How, specifically, are these positions anti-humanist?
In part, an essential element of being human is accepting and understanding our limitations. Our frailties. And that effort to transcend it and say, “Well, here’s an immortal entity; let’s treat it as being above and beyond the human,” is problematic. It involves rejecting the fact that we are mortal. That we feel pain. We have a limited amount of things that we can spend our attention on. Hey, when I die, there’ll be a billion books I haven’t read. And I don’t think someone might say, “Well, imagine if you could, you’d be so much better — if you were a robot that could process 1 million books in a short timespan.” My short response is I don’t think it would be in any way similar to what happens when I, as a person, read a book, or when any human does. There is a unique way we engage with things, and that’s what makes us singular.
As a whole, what motivated you most to confront emerging A.I. systems and to write this book?
I really wanted to explore what it would mean to put human labor at the center of the economy and society. As opposed to human labor being just one more resource — like a natural resource — where these things get inputted into a machine, and what they care about doing becomes just the output.
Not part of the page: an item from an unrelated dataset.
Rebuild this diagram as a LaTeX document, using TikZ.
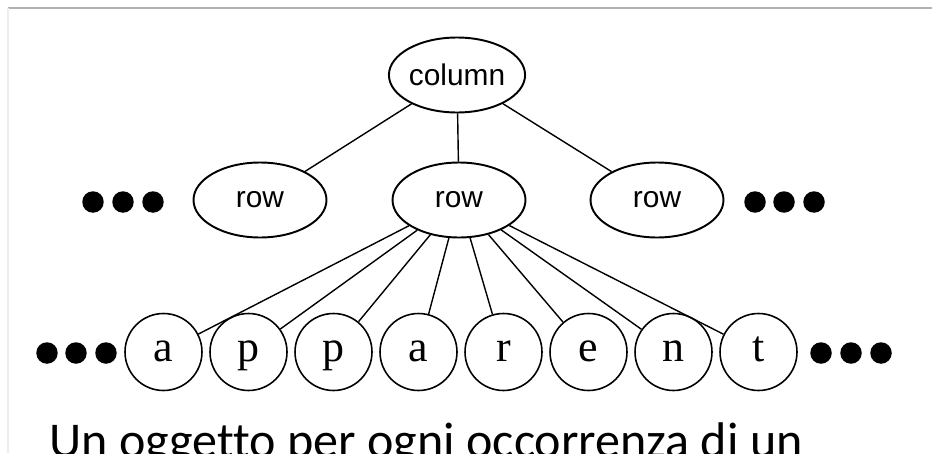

Specifically, this quest is really important because our economy right now is geared toward things like financial assets, stocks, and the owner of those things, and that’s how we measure success in so many ways: Is the stock market going up or down? And my question is, “How could we think about the future of technology and work in regards to making human labor the center of all this discussion?” And thinking about that hopefully gives an outlook on how the economy could be a lot fairer and more stable for us humans.